A abstenção violenta de Cavaco Silva
Temos um Presidente da República que, entre a Constituição de que é garante e o memorando com a troika, escolhe este e hipoteca aquela.
Bem pode o porta-voz do PS louvar a mensagem de ano novo do Presidente por ter deixado Passos Coelho politicamente isolado. Bem podem os opinadores encartados do costume encontrar na dita sinais de descolagem de Belém relativamente a São Bento. Um e outros querem que esqueçamos o essencial: Cavaco Silva é figura de referência das direitas tecnocráticas e dos economistas do deslaçamento social para quem a democracia é um estorvo.

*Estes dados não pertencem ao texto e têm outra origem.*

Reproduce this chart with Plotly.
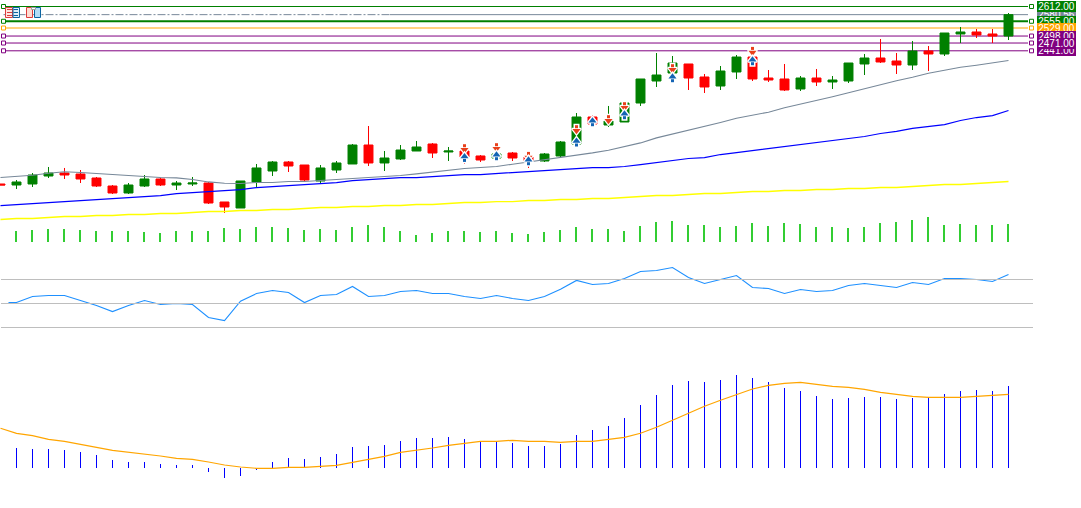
import plotly.graph_objects as go

W, H = 1081, 508

# ---------- data ----------
bars = list(range(64))
opens = [1926.9,1923,1926.9,1957.7,1969.3,1965.4,1950,1919.1,1892.1,1919.1,1946.2,1923,1926.9,1930.7,1857.4,1834.2,1934.6,1977,2011.8,2000.2,1938.4,1980.9,2004.1,2077.4,2008,2023.4,2054.2,2081.3,2050.4,2054.2,2035,2027.2,2046.5,2031.1,2015.6,2035,2081.3,2185.5,2154.6,2166.2,2239.5,2324.4,2355.3,2390.1,2339.9,2305.1,2359.2,2417,2336,2332.2,2293.6,2336,2320.6,2324.4,2390.1,2413.2,2401.6,2386.2,2440.2,2428.7,2505.9,2513.6,2505.9,2498.1]
closes = [1923,1934.6,1961.6,1969.3,1961.6,1946.2,1919.1,1892.1,1923,1946.2,1923,1930.7,1930.7,1853.5,1838.1,1938.4,1988.7,2011.8,1996.3,1942.3,1988.7,2008,2077.4,2008,2027.2,2058.1,2069.7,2046.5,2054.2,2031.1,2019.5,2042.7,2027.2,2015.6,2042.7,2089,2185.5,2158.5,2170,2239.5,2332.2,2347.6,2393.9,2336,2301.3,2363,2417,2332.2,2328.3,2289.7,2336,2320.6,2328.3,2393.9,2413.2,2397.8,2386.2,2440.2,2428.7,2509.7,2513.6,2502,2498.1,2580.56]
highs = [1926.9,1942.3,1969.3,1992.5,1988.7,1980.9,1953.9,1923,1930.7,1961.6,1950,1938.4,1953.9,1934.6,1857.4,1938.4,2004.1,2015.6,2015.6,2000.2,2000.2,2015.6,2081.3,2150.7,2054.2,2077.4,2092.8,2085.1,2069.7,2065.8,2038.8,2054.2,2050.4,2038.8,2046.5,2092.8,2200.9,2193.2,2228,2239.5,2332.2,2432.5,2420.9,2390.1,2351.5,2382.3,2424.8,2417,2366.9,2390.1,2343.7,2370.8,2343.7,2393.9,2428.7,2486.6,2432.5,2478.8,2459.5,2509.7,2532.9,2525.2,2525.2,2586.9]
lows = [1923,1907.6,1915.3,1950,1946.2,1930.7,1915.3,1888.3,1888.3,1915.3,1919.1,1903.7,1919.1,1849.7,1814.9,1834.2,1915.3,1957.7,1973.2,1938.4,1930.7,1969.3,2004.1,1996.3,1977,2019.5,2054.2,2027.2,2015.6,2004.1,2011.8,2019.5,2015.6,1988.7,2011.8,2027.2,2081.3,2158.5,2146.9,2166.2,2228,2301.3,2324.4,2289.7,2278.1,2289.7,2332.2,2324.4,2320.6,2285.8,2285.8,2305.1,2293.6,2316.7,2347.6,2393.9,2351.5,2366.9,2363,2420.9,2471,2490.4,2471,2482.7]

ma_gray = [1951.9,1955.7,1960.8,1968.5,1974.3,1971.2,1967.3,1963.5,1959.6,1954.2,1951.9,1950.4,1944.2,1934.9,1929.9,1928.8,1932.6,1932.6,1936.5,1936.5,1940.3,1944.2,1948.1,1951.9,1954.2,1959.6,1965.8,1973.5,1980.1,1986.7,1990.5,1994.4,2003.3,2012.1,2018.7,2027.6,2038,2046.9,2057.3,2071.6,2085.5,2104.8,2119.1,2134.5,2149.9,2164.6,2180.8,2193.6,2204,2221.3,2234.9,2247.6,2263.8,2279.2,2294.7,2312,2325.6,2339.1,2354.5,2366.1,2377.7,2385.4,2393.1,2403.5]
ma_blue = [1843.8,1847.7,1851.5,1855.4,1859.2,1863.1,1867,1870.8,1874.7,1878.5,1882.4,1890.1,1894,1897.9,1901.7,1905.6,1913.3,1917.2,1921,1924.9,1928.8,1932.6,1940.3,1944.2,1948.1,1951.9,1951.9,1955.8,1959.6,1963.5,1963.5,1967.3,1971.2,1975.1,1978.9,1982.8,1986.6,1990.5,1990.5,1994.4,2002.1,2009.8,2017.5,2025.3,2029.1,2040.7,2048.4,2056.1,2063.8,2071.6,2079.3,2087,2094.8,2102.5,2110.2,2121.8,2129.6,2141.2,2148.8,2156.5,2172,2183.5,2191.2,2210.5]
ma_yellow = [1789.8,1793.7,1793.7,1797.5,1801.4,1801.4,1805.2,1805.2,1809.1,1809.1,1813,1813,1816.8,1820.7,1820.7,1824.5,1824.5,1828.4,1828.4,1832.3,1836.1,1836.1,1840,1840,1843.8,1843.8,1847.7,1847.7,1851.5,1855.4,1855.4,1859.2,1859.2,1863.1,1863.1,1867,1867,1870.8,1870.8,1874.7,1878.5,1882.4,1882.4,1886.3,1890.1,1890.1,1894,1897.9,1897.9,1901.7,1901.7,1905.6,1905.6,1909.4,1909.4,1913.3,1913.3,1917.2,1921,1924.9,1924.9,1928.8,1932.6,1936.5]

level_values = [2612, 2580.56, 2555, 2529, 2498, 2471, 2441]
level_labels = ["2612.00", "2580.56", "2555.00", "2529.00", "2498.00", "2471.00", "2441.00"]
level_colors = ["#008000", "#778899", "#008000", "#FFA500", "#800080", "#800080", "#800080"]
level_widths = [1, 1, 2, 1, 1, 1, 1]
label_order = [1, 0, 2, 3, 6, 4, 5]

down_bars = [29, 31, 33, 36, 38, 39, 42, 47]
down_prices = [2065, 2068.9, 2035.3, 2138.4, 2177, 2227.1, 2373.8, 2440.6]
up_bars = [29, 31, 33, 36, 37, 39, 42, 47]
up_prices = [2027.6, 2034.1, 2014.8, 2087, 2165.4, 2192.4, 2335.2, 2400.8]

vol_bars = list(range(1, 64))
volumes = [11,12,13,13,12,11,11,11,10,9,11,11,11,14,13,15,15,14,12,13,12,15,17,15,11,7,9,11,11,10,11,9,8,
           10,12,15,13,13,11,16,20,21,17,17,15,16,19,16,19,18,15,15,14,15,19,20,22,25,17,18,17,17,18]

rsi_bars = [0.5] + list(range(1, 64))
rsi = [50.8,50.8,55.8,56.7,56.7,52.8,48.3,43.3,48.3,52.5,49.2,50,49.2,38.3,35.8,51.9,58.3,60.8,59.2,50.8,56.7,57.5,64.2,55.8,56.7,60,60.8,58.3,58.3,55.8,54.2,56.7,54.2,52.5,
       55.8,61.9,69.2,65.8,66.7,70.8,76.7,77.5,80,71.7,66.7,70,73.3,63.3,62.5,58.3,61.7,60,60.8,65,66.7,65,63.3,67.5,65.8,70.8,70.8,70,68.3,74.2]
rsi_levels = [30, 50, 70]

macd = [20,19,19,18,16,13,8,6,6,4,3,3,-4,-10,-8,-2,6,10,9,11,14,21,22,23,27,30,30,31,29,26,26,25,22,
        22,24,33,38,42,50,63,73,83,87,86,88,93,90,86,80,77,72,69,70,71,71,69,70,70,74,77,78,77,82]
signal = [39.7,34.7,32.3,28.7,26.7,24,20.7,17.7,16,13.7,12,9.7,8.7,6,3,1,-0.3,-0.3,0.7,0.7,1.7,2.7,5.7,8.7,11.7,15.7,17.7,20,22.7,24.7,26.7,26.7,27.7,26.7,
          26.7,25.7,26.7,26.7,28.7,30.7,34.7,40.7,47.7,54.7,61.7,67.7,73.7,79,82.7,84.7,85.7,83.7,81.7,80.7,78.7,75.7,73.7,71.7,70.7,70.7,70.7,71.7,72.7,73.7]


# ---------- pixel helpers for layout only ----------
BAR_STEP = 16.0
PRICE_PER_PX = 3.86
def x_of_px(px):
    return (px - 0.5) / BAR_STEP

def pane_range(value, px, px_per_unit):
    """y-axis range that puts `value` at pixel row `px` of the full-height plot."""
    return [value - (H - px) / px_per_unit, value + px / px_per_unit]

xr = [x_of_px(0), x_of_px(W)]
LINE_END = x_of_px(1028)
HANDLE_L = x_of_px(3.5)
HANDLE_R = x_of_px(1031.5)
LEVEL_L = x_of_px(1)
LEVEL_R = x_of_px(1033)

fig = go.Figure()

# candles
fig.add_trace(go.Candlestick(
    x=bars, open=opens, high=highs, low=lows, close=closes,
    whiskerwidth=0,
    increasing=dict(line=dict(color="#008000", width=1), fillcolor="#008000"),
    decreasing=dict(line=dict(color="#FF0000", width=1), fillcolor="#FF0000"),
    hoverinfo="skip", yaxis="y"))

# moving averages
for vals, col, lw in ((ma_yellow, "#FFFF00", 1.3), (ma_blue, "#0000FF", 1.25), (ma_gray, "#778899", 1.1)):
    fig.add_trace(go.Scatter(x=bars, y=vals, mode="lines", line=dict(color=col, width=lw),
                             hoverinfo="skip", yaxis="y"))

# line handles
for v, c, w in zip(level_values, level_colors, level_widths):
    if c == "#778899":
        continue
    fig.add_trace(go.Scatter(x=[HANDLE_L, HANDLE_R], y=[v, v], mode="markers",
                             marker=dict(symbol="square", size=4, color="white", line=dict(color=c, width=1)),
                             hoverinfo="skip", yaxis="y"))

# signal arrows: block arrows built of a head and a shaft, white halo around both
def arrow(xs, ys, head_sym, head_dy, shaft_dy, col):
    head_y = [v + head_dy * PRICE_PER_PX for v in ys]
    shaft_y = [v + shaft_dy * PRICE_PER_PX for v in ys]
    for sy, sym, size, lw, mc in ((shaft_y, "square", 4, 2, "white"), (head_y, head_sym, 8, 2, "white"),
                                  (shaft_y, "square", 3, 0, col), (head_y, head_sym, 7, 0, col)):
        fig.add_trace(go.Scatter(x=xs, y=sy, mode="markers",
                                 marker=dict(symbol=sym, size=size, color=mc, line=dict(color="white", width=lw)),
                                 hoverinfo="skip", yaxis="y"))

arrow(down_bars, down_prices, "triangle-down", -1.5, 2.5, "#E8401C")
arrow(up_bars, up_prices, "triangle-up", 1.5, -2.5, "#1464B4")

# volume
fig.add_trace(go.Bar(x=vol_bars, y=volumes, width=2 / BAR_STEP, offset=-1.5 / BAR_STEP,
                     marker=dict(color="#32CD32", line=dict(width=0)), hoverinfo="skip", yaxis="y2"))

# RSI
fig.add_trace(go.Scatter(x=rsi_bars, y=rsi, mode="lines", line=dict(color="#1E90FF", width=1.1),
                         hoverinfo="skip", yaxis="y3"))
for lv in rsi_levels:
    fig.add_trace(go.Scatter(x=[LEVEL_L, LEVEL_R], y=[lv, lv], mode="lines", line=dict(color="#BEBEBE", width=1),
                             hoverinfo="skip", yaxis="y3"))

# MACD
fig.add_trace(go.Bar(x=vol_bars, y=macd, width=1 / BAR_STEP,
                     marker=dict(color="#0000FF", line=dict(width=0)), hoverinfo="skip", yaxis="y4"))
fig.add_trace(go.Scatter(x=bars, y=signal, mode="lines", line=dict(color="#FFA500", width=1.2),
                         hoverinfo="skip", yaxis="y4"))

# price levels behind the candles
shapes = []
for v, c, w in zip(level_values, level_colors, level_widths):
    if c == "#778899":
        shapes.append(dict(type="line", xref="x", yref="y", layer="below", x0=HANDLE_L, x1=x_of_px(390), y0=v, y1=v,
                           line=dict(color=c, width=1, dash="8px,2px,2px,2px")))
        shapes.append(dict(type="line", xref="x", yref="y", layer="below", x0=x_of_px(390), x1=LINE_END, y0=v, y1=v,
                           line=dict(color=c, width=1)))
    else:
        shapes.append(dict(type="line", xref="x", yref="y", layer="below", x0=HANDLE_L, x1=LINE_END, y0=v, y1=v,
                           line=dict(color=c, width=w)))

# toolbar icons top-left (pixel layout)
def px_rect(x0, y0, x1, y1, line, fill):
    return dict(type="rect", xref="paper", yref="paper", x0=x0 / W, x1=x1 / W, y0=1 - y0 / H, y1=1 - y1 / H,
                line=dict(color=line, width=1), fillcolor=fill, layer="above")

def px_line(x0, x1, y, col):
    return dict(type="line", xref="paper", yref="paper", x0=x0 / W, x1=x1 / W, y0=1 - y / H, y1=1 - y / H,
                line=dict(color=col, width=1), layer="above")

RED_I, BLUE_I = "#DC3C3C", "#0A64A0"
shapes += [px_rect(5.5, 7.5, 12.5, 17.5, RED_I, "#FFE6E0"), px_rect(13, 7.5, 19.5, 17.5, BLUE_I, "#DCEFFA")]
for yy in (9.5, 12.5, 15.5):
    shapes += [px_line(7, 12, yy, RED_I), px_line(13.5, 18, yy, BLUE_I)]
shapes += [px_rect(26.5, 7.5, 32.5, 17.5, RED_I, "#FFDCD2"), px_rect(34.5, 7.5, 40.5, 17.5, BLUE_I, "#B4DCF5"),
           px_rect(31.5, 7.5, 35.5, 9.5, "#A0A0A0", "#FFFFFF")]

# level labels
annotations = []
for k in label_order:
    annotations.append(dict(
        text=level_labels[k], xref="paper", yref="y", x=1056.5 / W, y=level_values[k],
        xanchor="center", yanchor="middle", showarrow=False, width=39, height=11,
        align="center", valign="middle", borderpad=0, borderwidth=0,
        bgcolor=level_colors[k], font=dict(family="Liberation Sans", size=10, color="white")))

hidden = dict(visible=False, fixedrange=True)
fig.update_layout(
    width=W, height=H, margin=dict(l=0, r=0, t=0, b=0),
    paper_bgcolor="white", plot_bgcolor="white",
    showlegend=False, barmode="overlay", boxgap=0.2, hovermode=False,
    shapes=shapes, annotations=annotations,
    xaxis=dict(range=xr, rangeslider=dict(visible=False), **hidden),
    yaxis=dict(range=[2637.1 - H * PRICE_PER_PX, 2637.1], domain=[0, 1], **hidden),
    yaxis2=dict(range=pane_range(0, 242, 1), overlaying="y", domain=[0, 1], **hidden),
    yaxis3=dict(range=pane_range(50, 303.5, 1.2), overlaying="y", domain=[0, 1], **hidden),
    yaxis4=dict(range=pane_range(0, 468, 1), overlaying="y", domain=[0, 1], **hidden),
)

fig.write_html("out.html", config=dict(displayModeBar=False),
               post_script="document.body.style.margin='0';document.body.style.overflow='hidden';")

Cavaco Silva é um político profissional. E a sua mensagem de ano novo foi isso mesmo: um exercício de pura política profissional. Daquela que, por dizer uma coisa e o seu contrário, tem conduzido a uma alergia crescente dos portugueses pela política. Do Orçamento do Estado disse que é um alimentador da espiral recessiva que está a destruir a economia portuguesa, que arrasa fiscalmente a população trabalhadora e o tecido empresarial, que é profundamente injusto e, para usar palavras brandas, que "suscita dúvidas" sobre a sua conformidade com os princípios elementares de equidade e não discriminação estatuídos pela Constituição. Isto dito, Cavaco pede desculpa mas promulga o dito horror. Fica claro: Cavaco partilha com Seguro a cultura da abstenção violenta. É o interesse nacional que mo impõe, diz com o ar grave que essa contrariedade requer. Queria não o ter promulgado mas se o não tivesse feito o País afundar-se-ia, seria o caos. E a gente pergunta: mas uma coisa assim tão má como o Presidente da República a pinta não traz o caos agarrado a ela? Um Orçamento tão destruidor não afunda o País? Uma lei com tão grande probabilidade de ser inconstitucional promulga-se e depois logo se vê? É isto um Presidente responsável?